A lot of people email me to ask why more people aren’t joining their online community or contributing once they’ve joined. The reason is often simple – there are no clear calls to action.
When a new member arrives at your community, what do they see? In a forum environment, then’ll typically see a list of categories. When they click on a category, they’ll see a list of topics. When they click on a topic, they’ll see a discussion. When they’ve read the discussion that interests them, they’ll leave – unless they decide that joining would be beneficial to them.
I’ve seen forums with copy such as:
If this is your first visit, be sure to check out the FAQ by clicking the link above. You may have to register before you can post: click the register link above to proceed. To start viewing messages, select the forum that you want to visit from the selection below.
Nobody is going to click the FAQ. Why should they? That takes time (and effort). Plus, it doesn’t sound particularly interesting. Being told that registration may be required isn’t really good enough, either. You either need to register, or you don’t. At least I am told how to view the content (this should be intuitive anyway). At no time am I told why I should join (besides gaining posting privileges), or what compelling content I need to read without delay.
What a waste of an opportunity.
You need to have clear calls to action throughout your community. When a visitor arrives at your community what do you want them to do? I’d suggest the following:
- Find and be dazzled by your best content.
- Recognize that they can share their knowledge and be admired.
- Join the community and contribute.
So, how do you get visitors to go through these steps? Here are my recommendations.
Have a news section on the community homepage. Highlight your best content and your best members. Share community news and encourage site exploration.
Melanie turned 50 today. Happy Birthday — you look great! James recently wrote about the conflict in Libya and raised some fantastic points; you should check them out. Natalie recently got a new dog but is worried that she’s in over her head. Marc has submitted some great photos to the monthly photo project. Can you do better?
NB – Links in the examples above and below are blank and have been inserted for illustrative purposes only.

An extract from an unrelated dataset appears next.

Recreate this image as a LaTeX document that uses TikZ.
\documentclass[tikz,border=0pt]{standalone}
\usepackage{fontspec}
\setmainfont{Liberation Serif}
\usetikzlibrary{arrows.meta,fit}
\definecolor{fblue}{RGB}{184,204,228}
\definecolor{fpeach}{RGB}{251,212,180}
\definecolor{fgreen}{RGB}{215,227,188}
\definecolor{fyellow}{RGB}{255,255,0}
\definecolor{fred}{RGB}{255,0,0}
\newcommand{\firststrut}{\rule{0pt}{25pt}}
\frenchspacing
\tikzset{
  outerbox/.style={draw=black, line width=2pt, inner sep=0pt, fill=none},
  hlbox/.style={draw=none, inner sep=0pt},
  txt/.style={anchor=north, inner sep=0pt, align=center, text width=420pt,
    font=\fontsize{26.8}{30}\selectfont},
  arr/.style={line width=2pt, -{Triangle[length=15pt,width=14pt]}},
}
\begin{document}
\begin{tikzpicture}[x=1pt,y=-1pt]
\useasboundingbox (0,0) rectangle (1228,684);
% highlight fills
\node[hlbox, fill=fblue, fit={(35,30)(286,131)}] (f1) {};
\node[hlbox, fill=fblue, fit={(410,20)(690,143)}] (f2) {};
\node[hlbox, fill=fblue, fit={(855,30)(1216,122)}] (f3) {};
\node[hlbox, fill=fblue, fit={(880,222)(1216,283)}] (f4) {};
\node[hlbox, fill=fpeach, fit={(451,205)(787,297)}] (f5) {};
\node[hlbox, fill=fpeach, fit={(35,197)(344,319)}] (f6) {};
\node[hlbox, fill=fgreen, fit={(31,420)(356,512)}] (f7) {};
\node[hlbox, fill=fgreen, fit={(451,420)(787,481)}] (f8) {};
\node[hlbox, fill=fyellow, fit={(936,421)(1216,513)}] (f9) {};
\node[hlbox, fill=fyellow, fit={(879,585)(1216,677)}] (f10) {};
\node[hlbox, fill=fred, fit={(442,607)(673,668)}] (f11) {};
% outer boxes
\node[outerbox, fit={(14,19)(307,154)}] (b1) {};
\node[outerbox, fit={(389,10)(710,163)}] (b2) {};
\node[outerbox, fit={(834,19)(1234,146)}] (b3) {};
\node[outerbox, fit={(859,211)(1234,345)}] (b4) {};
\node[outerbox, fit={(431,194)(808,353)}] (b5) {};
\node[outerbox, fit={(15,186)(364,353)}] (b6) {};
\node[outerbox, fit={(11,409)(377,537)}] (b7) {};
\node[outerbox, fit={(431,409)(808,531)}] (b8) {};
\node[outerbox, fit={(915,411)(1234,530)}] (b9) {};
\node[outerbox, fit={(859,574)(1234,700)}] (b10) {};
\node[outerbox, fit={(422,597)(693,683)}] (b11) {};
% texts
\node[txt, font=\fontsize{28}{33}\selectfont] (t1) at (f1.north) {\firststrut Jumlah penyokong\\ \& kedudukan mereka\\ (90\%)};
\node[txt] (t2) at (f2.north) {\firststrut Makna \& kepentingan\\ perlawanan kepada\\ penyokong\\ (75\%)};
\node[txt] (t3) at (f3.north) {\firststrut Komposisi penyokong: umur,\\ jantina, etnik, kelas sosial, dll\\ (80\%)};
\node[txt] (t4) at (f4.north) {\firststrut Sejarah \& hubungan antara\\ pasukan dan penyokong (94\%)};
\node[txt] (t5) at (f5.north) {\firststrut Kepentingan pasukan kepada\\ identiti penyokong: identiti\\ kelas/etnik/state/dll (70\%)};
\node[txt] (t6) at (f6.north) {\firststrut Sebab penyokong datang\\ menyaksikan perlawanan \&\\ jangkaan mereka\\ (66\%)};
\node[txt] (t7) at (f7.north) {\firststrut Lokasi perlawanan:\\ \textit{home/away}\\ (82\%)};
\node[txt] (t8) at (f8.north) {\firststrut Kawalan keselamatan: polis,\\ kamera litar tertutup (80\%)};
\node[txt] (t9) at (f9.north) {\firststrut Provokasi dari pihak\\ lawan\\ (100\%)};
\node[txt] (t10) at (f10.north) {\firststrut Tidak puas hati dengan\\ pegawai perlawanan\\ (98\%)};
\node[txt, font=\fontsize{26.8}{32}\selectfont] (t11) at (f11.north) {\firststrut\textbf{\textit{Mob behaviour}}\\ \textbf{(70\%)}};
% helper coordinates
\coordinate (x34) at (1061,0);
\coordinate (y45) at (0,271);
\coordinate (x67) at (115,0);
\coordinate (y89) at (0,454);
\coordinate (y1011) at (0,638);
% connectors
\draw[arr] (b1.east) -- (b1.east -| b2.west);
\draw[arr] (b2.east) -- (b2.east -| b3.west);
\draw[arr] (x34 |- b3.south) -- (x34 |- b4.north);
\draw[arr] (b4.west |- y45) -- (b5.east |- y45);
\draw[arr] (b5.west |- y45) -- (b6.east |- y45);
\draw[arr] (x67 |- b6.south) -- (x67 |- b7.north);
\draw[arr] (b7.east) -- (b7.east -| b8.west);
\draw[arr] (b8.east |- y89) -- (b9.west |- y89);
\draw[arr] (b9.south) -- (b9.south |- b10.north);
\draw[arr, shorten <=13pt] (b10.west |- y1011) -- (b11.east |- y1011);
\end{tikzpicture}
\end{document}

You could also include a report on what other members have done in the community, similar to Facebook’s activity feed. The activity feed is probably one of the main reasons why Facebook overtook MySpace in the social networking space. We’re naturally nosey – we want to know what others are up to so we can stay in the loop. We don’t want to get left behind, either – we’ll mimic activity with additional activity of our own.
Encourage visitors to join and contribute to discussions on the content pages. Flatter your visitors – make it clear that you want to see what they have to say and that what they say will be valued. Tell them why they should join. Use testimonials.
Example (this is taken directly from the Female Forum topic pages):
Join the conversation – become a member of Female Forum today! Real testimonials from other members:
Everyone is treated equally and accepted for who they are – Chatterbox
Female Forum is just like one big happy family that I’m proud to be a part of – Souxi
Female Forum is a real community that welcomes everyone and respects everyone’s opinion – Flutterby
Theres no nastiness. Female Forum is just a nice place to come for a chat. You seem to be respected more on here and people get to know your personality – Cat
Then, we go one step further – once a visitor reaches the bottom of the page, there’s another prompt:
We’d love to see you get involved in this conversation. Click here to join Female Forum and share your wisdom today!
Make posting obvious and easy. Although many forums and social networks are designed with similar user interfaces, that doesn’t mean you should assume everyone knows how to use them. I still get emails from new members asking how to post. They either don’t see the ‘New Topic’ button, or they don’t know where to look. Just imagine how many people are joining your site only to leave without contributing because they don’t know how to post.
Highlight the post buttons. Encourage members to use them. This can be as simply as a short line of text alongside the button:
Get started now. Load your community website. Log out, and forget everything you know about your community. Ask yourself the following questions:
1. Is it obvious there is a community here?
Too many websites hide their community – don’t put it behind a link. Bring elements of your community onto the homepage, or ideally put the entire community there. If people can’t find the community or they think it’s not important to you, how can you expect them to join?
2. Is it obvious what the community is about?
When I get emails from people frustrated that nobody is joining their community I often have no clue what the community is supposed to be about after taking a look at their site. Make sure that your community’s purpose is made clear. Visitors aren’t going to join (or even browse) a site that is irrelevant to them.
3. Where is the best content?
Draw attention to your best content. Make it easy to access, and always credit the author of the content.
4. Why should I join?
Visitors won’t join to satisfy you. They’ll join because there’s something in it for them. Figure out what that is, and convince every single visitor.
5. How do I join?
Don’t have a tiny ‘register’ link buried away somewhere. Splash it around liberally. Make registration easy.
6. What do I do after joining?
Joining a new community (online or offline) is tough. It takes courage and it takes effort. Make it easier for your visitors by guiding them through the process.